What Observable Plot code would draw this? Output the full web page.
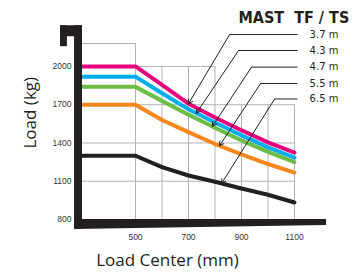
<!DOCTYPE html>
<html>
<head>
<meta charset="utf-8">
<script src="https://cdn.jsdelivr.net/npm/d3@7"></script>
<script src="https://cdn.jsdelivr.net/npm/@observablehq/plot@0.6"></script>
<style>
  html, body { margin: 0; padding: 0; background: #fff; }
</style>
</head>
<body>
<div id="chart"></div>
<script>
// ---- data ----
const loadCenters = [300, 500, 600, 700, 800, 900, 1000, 1100];
const mastNames = ["3.7 m", "4.3 m", "4.7 m", "5.5 m", "6.5 m"];
const mastColors = ["#e6007e", "#00aeef", "#6cbd45", "#f7861c", "#231f20"];
const load37 = [2000, 2000, 1855, 1708, 1600, 1500, 1405, 1325];
const load43 = [1920, 1920, 1790, 1665, 1560, 1460, 1365, 1285];
const load47 = [1840, 1840, 1730, 1622, 1520, 1420, 1330, 1250];
const load55 = [1700, 1700, 1580, 1485, 1392, 1310, 1235, 1168];
const load65 = [1300, 1300, 1210, 1145, 1096, 1043, 994, 933];
const xTicks = [500, 700, 900, 1100];
const yTicks = [800, 1100, 1400, 1700, 2000];
const title = "MAST  TF / TS";
const xLabel = "Load Center (mm)";
const yLabel = "Load (kg)";

// annotation anchors (data units)
const arrowTipX = [700, 730, 790, 817, 825];
const elbowX = [855, 889, 938, 972, 1025];
const labelY = [2250, 2125, 1995, 1866, 1745];
const leaderEndX = 1111;
const labelX = 1157;

// grid layout (stepped top)
const gridX = [500, 600, 700, 800, 900, 1000, 1100];
const gridXTop = [2180, 2000, 2000, 2000, 1700, 1700, 1700];
const gridY = [1100, 1400, 1700, 2000, 2180];
const gridYStart = [300, 300, 300, 500, 300];
const gridYEnd = [1100, 1100, 1100, 800, 500];

const allLoads = [load37, load43, load47, load55, load65];
const rows = [];
allLoads.forEach((arr, s) => arr.forEach((v, i) => rows.push({mast: mastNames[s], x: loadCenters[i], y: v})));

const annos = mastNames.map((m, i) => {
  const arr = allLoads[i];
  const tx = arrowTipX[i];
  let ty = arr[arr.length - 1];
  for (let k = 0; k < loadCenters.length - 1; k++) {
    if (tx >= loadCenters[k] && tx <= loadCenters[k + 1]) {
      const t = (tx - loadCenters[k]) / (loadCenters[k + 1] - loadCenters[k]);
      ty = arr[k] + t * (arr[k + 1] - arr[k]);
    }
  }
  return {mast: m, tx, ty, ex: elbowX[i], ly: labelY[i]};
});

const vGrid = gridX.map((x, i) => ({x, top: gridXTop[i]}));
const hGrid = gridY.map((y, i) => ({y, x1: gridYStart[i], x2: gridYEnd[i]}));

// decorative frame pieces (data units)
const frameRects = [
  {x1: 270, x2: 300, y1: 722, y2: 2319},
  {x1: 217, x2: 300, y1: 2233, y2: 2319},
  {x1: 217, x2: 243, y1: 2155, y2: 2319}
];
const bottomBar = [
  {x: 270, y1: 722, y2: 800},
  {x: 1221, y1: 753, y2: 800}
];

const plot = Plot.plot({
  width: 353,
  height: 274,
  marginLeft: 82,
  marginRight: 59,
  marginTop: 43,
  marginBottom: 55,
  x: {domain: [300, 1100]},
  y: {domain: [800, 2180]},
  color: {domain: mastNames, range: mastColors},
  style: {fontFamily: "Liberation Sans, Arial, sans-serif", background: "#fff"},
  marks: [
    Plot.ruleX(vGrid, {x: "x", y1: 800, y2: "top", stroke: "#b3b3b3", strokeWidth: 1}),
    Plot.ruleY(hGrid, {y: "y", x1: "x1", x2: "x2", stroke: "#b3b3b3", strokeWidth: 1}),
    Plot.line(rows, {x: "x", y: "y", z: "mast", stroke: "mast", strokeWidth: 4, curve: "linear"}),
    Plot.rect(frameRects, {x1: "x1", x2: "x2", y1: "y1", y2: "y2", fill: "#231f20"}),
    Plot.areaY(bottomBar, {x: "x", y1: "y1", y2: "y2", fill: "#231f20"}),
    Plot.link(annos, {x1: "ex", y1: "ly", x2: leaderEndX, y2: "ly", stroke: "#231f20", strokeWidth: 1}),
    Plot.arrow(annos, {x1: "ex", y1: "ly", x2: "tx", y2: "ty", stroke: "#231f20", strokeWidth: 1, headLength: 7, bend: 0}),
    Plot.text(annos, {x: labelX, y: "ly", text: "mast", textAnchor: "start", fontSize: 10, fill: "#231f20", fontFamily: "DejaVu Sans"}),
    Plot.axisX({ticks: xTicks, tickFormat: d => String(d), tickSize: 0, tickPadding: 14, fontSize: 8.5, label: null, color: "#333"}),
    Plot.axisY({ticks: yTicks, tickFormat: d => String(d), tickSize: 0, tickPadding: 11, fontSize: 8.5, label: null, color: "#333"}),
    Plot.text([title], {frameAnchor: "top-left", dx: 156, dy: -26, text: d => d, textAnchor: "start", lineAnchor: "middle", fontSize: 16, fontWeight: "bold", fontFamily: "DejaVu Sans Condensed, Liberation Sans Narrow, sans-serif", fill: "#231f20"}),
    Plot.text([xLabel], {frameAnchor: "bottom", dx: -21, dy: 41, text: d => d, lineAnchor: "middle", fontSize: 17, fontFamily: "Open Sans, sans-serif", fill: "#231f20"}),
    Plot.text([yLabel], {frameAnchor: "left", dx: -52, dy: 17, rotate: -90, text: d => d, lineAnchor: "middle", fontSize: 17, fontFamily: "Open Sans, sans-serif", fill: "#231f20"})
  ]
});
document.getElementById("chart").appendChild(plot);
</script>
</body>
</html>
········
GIVEN REQUEST - Reproduce the material above from its first line through the line containing "const gridYEnd = [1100, 1100, 1100, 800, 500];", both ends included, and skip every picture.

EXERCISE OUTPUT -
What Observable Plot code would draw this? Output the full web page.
<!DOCTYPE html>
<html>
<head>
<meta charset="utf-8">
<script src="https://cdn.jsdelivr.net/npm/d3@7"></script>
<script src="https://cdn.jsdelivr.net/npm/@observablehq/plot@0.6"></script>
<style>
  html, body { margin: 0; padding: 0; background: #fff; }
</style>
</head>
<body>
<div id="chart"></div>
<script>
// ---- data ----
const loadCenters = [300, 500, 600, 700, 800, 900, 1000, 1100];
const mastNames = ["3.7 m", "4.3 m", "4.7 m", "5.5 m", "6.5 m"];
const mastColors = ["#e6007e", "#00aeef", "#6cbd45", "#f7861c", "#231f20"];
const load37 = [2000, 2000, 1855, 1708, 1600, 1500, 1405, 1325];
const load43 = [1920, 1920, 1790, 1665, 1560, 1460, 1365, 1285];
const load47 = [1840, 1840, 1730, 1622, 1520, 1420, 1330, 1250];
const load55 = [1700, 1700, 1580, 1485, 1392, 1310, 1235, 1168];
const load65 = [1300, 1300, 1210, 1145, 1096, 1043, 994, 933];
const xTicks = [500, 700, 900, 1100];
const yTicks = [800, 1100, 1400, 1700, 2000];
const title = "MAST  TF / TS";
const xLabel = "Load Center (mm)";
const yLabel = "Load (kg)";

// annotation anchors (data units)
const arrowTipX = [700, 730, 790, 817, 825];
const elbowX = [855, 889, 938, 972, 1025];
const labelY = [2250, 2125, 1995, 1866, 1745];
const leaderEndX = 1111;
const labelX = 1157;

// grid layout (stepped top)
const gridX = [500, 600, 700, 800, 900, 1000, 1100];
const gridXTop = [2180, 2000, 2000, 2000, 1700, 1700, 1700];
const gridY = [1100, 1400, 1700, 2000, 2180];
const gridYStart = [300, 300, 300, 500, 300];
const gridYEnd = [1100, 1100, 1100, 800, 500];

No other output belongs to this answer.